• WHAT YOU NEED TO DO: Return all of the data exactly as written, without the pictures.
* START *
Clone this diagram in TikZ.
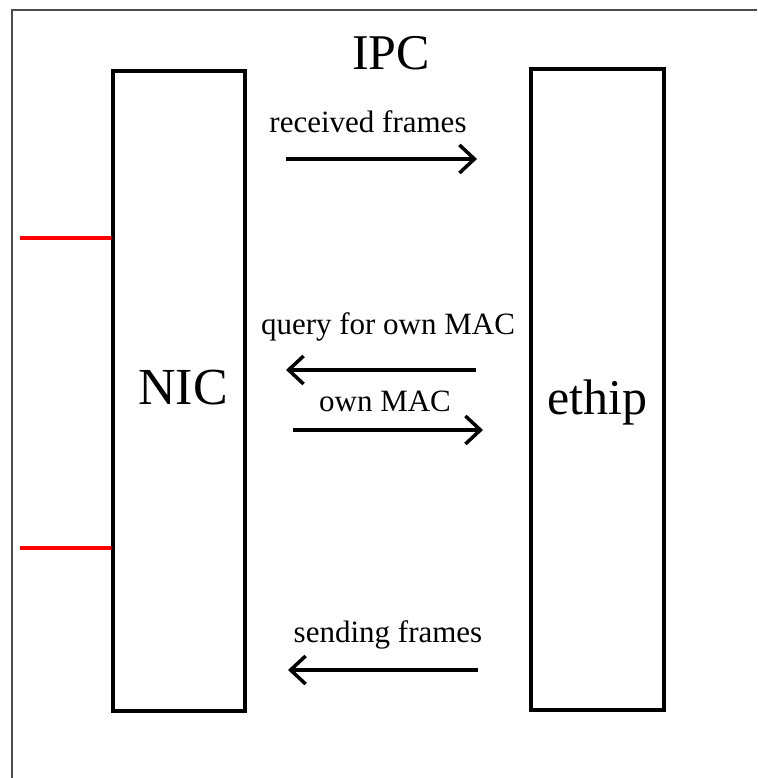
\documentclass[tikz,border=0pt]{standalone}
\usepackage{fontspec}
\setmainfont{Liberation Serif}
\usetikzlibrary{arrows.meta,calc}
\begin{document}
\begin{tikzpicture}[x=1pt,y=1pt,
  box/.style={draw=black,line width=3.5pt,rectangle,inner sep=0pt,minimum width=132pt,minimum height=640pt},
  big/.style={anchor=base,inner sep=0pt,font=\fontsize{50}{56}\selectfont},
  lbl/.style={anchor=base,inner sep=0pt,font=\fontsize{31}{36}\selectfont},
  flow/.style={line width=3.5pt,-{Straight Barb[length=15pt,width=28pt,line width=3.5pt]}},
  wire/.style={draw=red,line width=4pt}]
\useasboundingbox (0,0) rectangle (757,778);
\draw[black!70,line width=1.3pt] (12,0) -- (12,768) -- (757,768);
\node[box] (nic) at (179,387) {};
\node[box,minimum width=133pt,minimum height=641pt] (ethip) at (597.5,388.5) {};
\node[big] (ipc) at (391,708) {IPC};
\node[big,font=\fontsize{52}{58}\selectfont] (nictext) at (183,373) {NIC};
\node[big] (ethiptext) at (597.5,363) {ethip};
\node[lbl] (recvlbl) at (368,645) {received frames};
\node[lbl] (querylbl) at (388,443) {query for own MAC};
\node[lbl] (ownlbl) at (385,366) {own MAC};
\node[lbl] (sendlbl) at (388,135) {sending frames};
\coordinate (r1) at (286,619);
\coordinate (r2) at (477,619);
\coordinate (q1) at (476,408);
\coordinate (q2) at (286,408);
\coordinate (o1) at (293,348);
\coordinate (o2) at (483,348);
\coordinate (s1) at (478,108);
\coordinate (s2) at (288,108);
\draw[flow] (r1) -- (r2);
\draw[flow] (q1) -- (q2);
\draw[flow] (o1) -- (o2);
\draw[flow] (s1) -- (s2);
\coordinate (p1) at (20,540);
\coordinate (p2) at (20,230);
\draw[wire] (p1) -- (p1 -| nic.west);
\draw[wire] (p2) -- (p2 -| nic.west);
\end{tikzpicture}
\end{document}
* END *
• SOLUTION BELOW:
Clone this diagram in TikZ.
\documentclass[tikz,border=0pt]{standalone}
\usepackage{fontspec}
\setmainfont{Liberation Serif}
\usetikzlibrary{arrows.meta,calc}
\begin{document}
\begin{tikzpicture}[x=1pt,y=1pt,
  box/.style={draw=black,line width=3.5pt,rectangle,inner sep=0pt,minimum width=132pt,minimum height=640pt},
  big/.style={anchor=base,inner sep=0pt,font=\fontsize{50}{56}\selectfont},
  lbl/.style={anchor=base,inner sep=0pt,font=\fontsize{31}{36}\selectfont},
  flow/.style={line width=3.5pt,-{Straight Barb[length=15pt,width=28pt,line width=3.5pt]}},
  wire/.style={draw=red,line width=4pt}]
\useasboundingbox (0,0) rectangle (757,778);
\draw[black!70,line width=1.3pt] (12,0) -- (12,768) -- (757,768);
\node[box] (nic) at (179,387) {};
\node[box,minimum width=133pt,minimum height=641pt] (ethip) at (597.5,388.5) {};
\node[big] (ipc) at (391,708) {IPC};
\node[big,font=\fontsize{52}{58}\selectfont] (nictext) at (183,373) {NIC};
\node[big] (ethiptext) at (597.5,363) {ethip};
\node[lbl] (recvlbl) at (368,645) {received frames};
\node[lbl] (querylbl) at (388,443) {query for own MAC};
\node[lbl] (ownlbl) at (385,366) {own MAC};
\node[lbl] (sendlbl) at (388,135) {sending frames};
\coordinate (r1) at (286,619);
\coordinate (r2) at (477,619);
\coordinate (q1) at (476,408);
\coordinate (q2) at (286,408);
\coordinate (o1) at (293,348);
\coordinate (o2) at (483,348);
\coordinate (s1) at (478,108);
\coordinate (s2) at (288,108);
\draw[flow] (r1) -- (r2);
\draw[flow] (q1) -- (q2);
\draw[flow] (o1) -- (o2);
\draw[flow] (s1) -- (s2);
\coordinate (p1) at (20,540);
\coordinate (p2) at (20,230);
\draw[wire] (p1) -- (p1 -| nic.west);
\draw[wire] (p2) -- (p2 -| nic.west);
\end{tikzpicture}
\end{document}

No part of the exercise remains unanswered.